That scene choked me up. I'm not made of wood, people.
Elizabeth: "You wanted to see me?" Rollins: "Gasp. Choke. I'm sick." Elizabeth: "No more games. What do you want?" Rollins: "The games -- they're no fun anymore. Not even that last one. Dr. Corday, that day on the road, you should have let me die." Elizabeth: "Fucking duh." Rollins: "That's what I want." Wing Chun: "Me two." North America: "Me three."
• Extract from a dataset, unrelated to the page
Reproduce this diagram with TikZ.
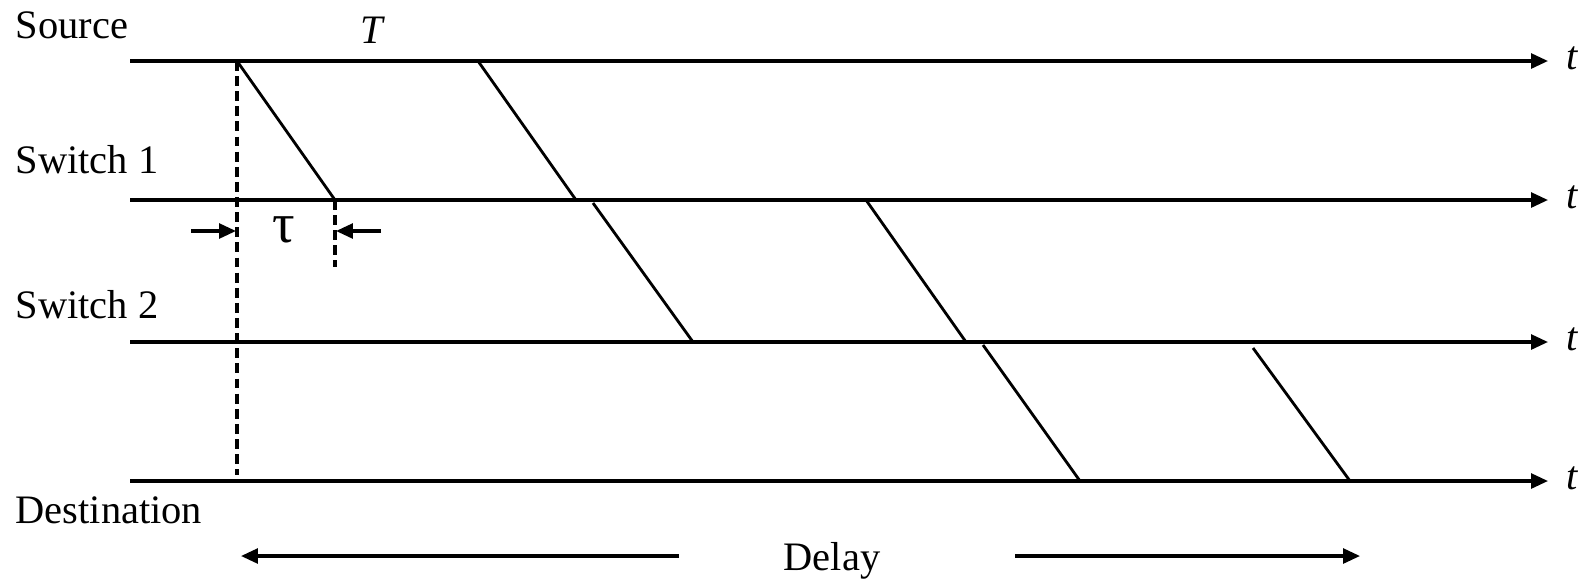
\documentclass[tikz,border=0pt]{standalone}
\usepackage{fontspec}
\setmainfont{Liberation Serif}
\usetikzlibrary{arrows.meta}

\begin{document}
\begin{tikzpicture}[
  x=0.01cm, y=-0.01cm,
  font=\fontsize{11.5}{13}\selectfont,
  tip/.style={-{Triangle[length=4.8pt,width=4.2pt]}},
  axis/.style={line width=0.9pt, tip},
  hop/.style={line width=0.8pt},
  guide/.style={line width=0.9pt, dash pattern=on 2.8pt off 1.5pt},
  lbl/.style={anchor=base west, inner sep=0pt},
  ar/.style={line width=0.9pt, tip}
]
\useasboundingbox (0,0) rectangle (1585,581);

% time axes
\foreach \n/\y/\txt in {src/61/Source, sw1/200/Switch 1, sw2/342/Switch 2, dst/481/Destination} {
  \coordinate (\n-a) at (130,\y);
  \coordinate (\n-b) at (1548,\y);
  \draw[axis] (\n-a) -- (\n-b);
  \node[lbl] (\n-t) at (1566,\y+8) {\textit{t}};
}
\node[lbl] (src) at (15,38) {Source};
\node[lbl] (sw1) at (15,173) {Switch 1};
\node[lbl] (sw2) at (15,318) {Switch 2};
\node[lbl] (dst) at (15,523) {Destination};
\node[anchor=base, inner sep=0pt] (per) at (373,43) {\textit{T}};

% packets
\foreach \xa/\ya/\xb/\yb in {237/61/335/200, 478/61/576/200, 593/203/693/342,
                            866/200/966/342, 983/345/1080/481, 1253/348/1350/481}
  \draw[hop] (\xa,\ya) -- (\xb,\yb);

% propagation time
\coordinate (g1a) at (237,61);  \coordinate (g1b) at (237,475);
\coordinate (g2a) at (335,200); \coordinate (g2b) at (335,267);
\draw[guide] (g1a) -- (g1b);
\draw[guide] (g2a) -- (g2b);
\node[anchor=base, inner sep=0pt, font=\fontsize{16}{18}\selectfont] (tau) at (284,242) {τ};
\coordinate (tl) at (191,231); \coordinate (tr) at (381,231);
\draw[ar] (tl) -- (236,231);
\draw[ar] (tr) -- (336,231);

% end-to-end delay
\node[anchor=base, inner sep=0pt] (delay) at (832,570) {Delay};
\coordinate (dl) at (679,556); \coordinate (dla) at (241,556);
\coordinate (dr) at (1015,556); \coordinate (dra) at (1360,556);
\draw[ar] (dl) -- (dla);
\draw[ar] (dr) -- (dra);
\end{tikzpicture}
\end{document}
Paramedics wheel in a girl on a backboard and tell Benton that she slipped down a fifteen-foot incline into a polar bear pit. Benton's like, "Huh?" and she explains that she's one of those damn scavenger hunters, and that they shouldn't call it "stupid" because she just won a thousand dollars. Benton says, "You also just broke both your ankles." The paramedic adds that she fractured her forearm, too. Benton asks Finch if she wants to take the patient and she replies, "No, I've done enough casting for one day." Smugly, Benton says, "Yep." Andrew scuttles up alongside the gurney and asks, "Will someone take this lady who burned her butt in the bathtub? She will not stop screaming for a doctor." The patient says, "You're not a doctor?" Andrew smiles and admits that he isn't. The patient starts whining for someone to get her a camera and that it's worth a thousand dollars. Walking past in time to hear the last part of the patient's plea, Weaver mutters, "Make her split it with us." She crutches up behind Luka, who's brooding in a trauma room. She tells him she heard what happened, and that she's sorry. He holds up a hand and says, "Don't apologize." Weaver says, "It may not always make sense to us, but when there's a difficult family situation, we call DCFS because they have expertise in this area; we have to defer to their judgment." "It may not always make sense to us"? You know, DCFS is just a government agency; it's not Solomon. Luka turns around and replies, simply, "You don't break up families." Weaver says, "Sometimes we do. It's complicated." Luka says, "No." Weaver is silenced (finally), and Luka goes on: "My wife and kids were taken." Weaver asks, "In the war?" No, in the Chuck E. Cheese. Appalled at her ignorance, he snaps, "Yeah. And then killed. You don't break up families." He walks off. She watches him go, probably feeling very, very small, as she really should.
Mark and Holling drink beer and eat pizza in Holling's empty house. Blah blah blah geriatricakes, Mark asks Holling to move in with him in Chicago, offering closer proximity to himself and Rachel as selling points. Um. Not. Holling reluctantly accepts. Do you see wacky intergenerational hijinx on the horizon? Because I don't.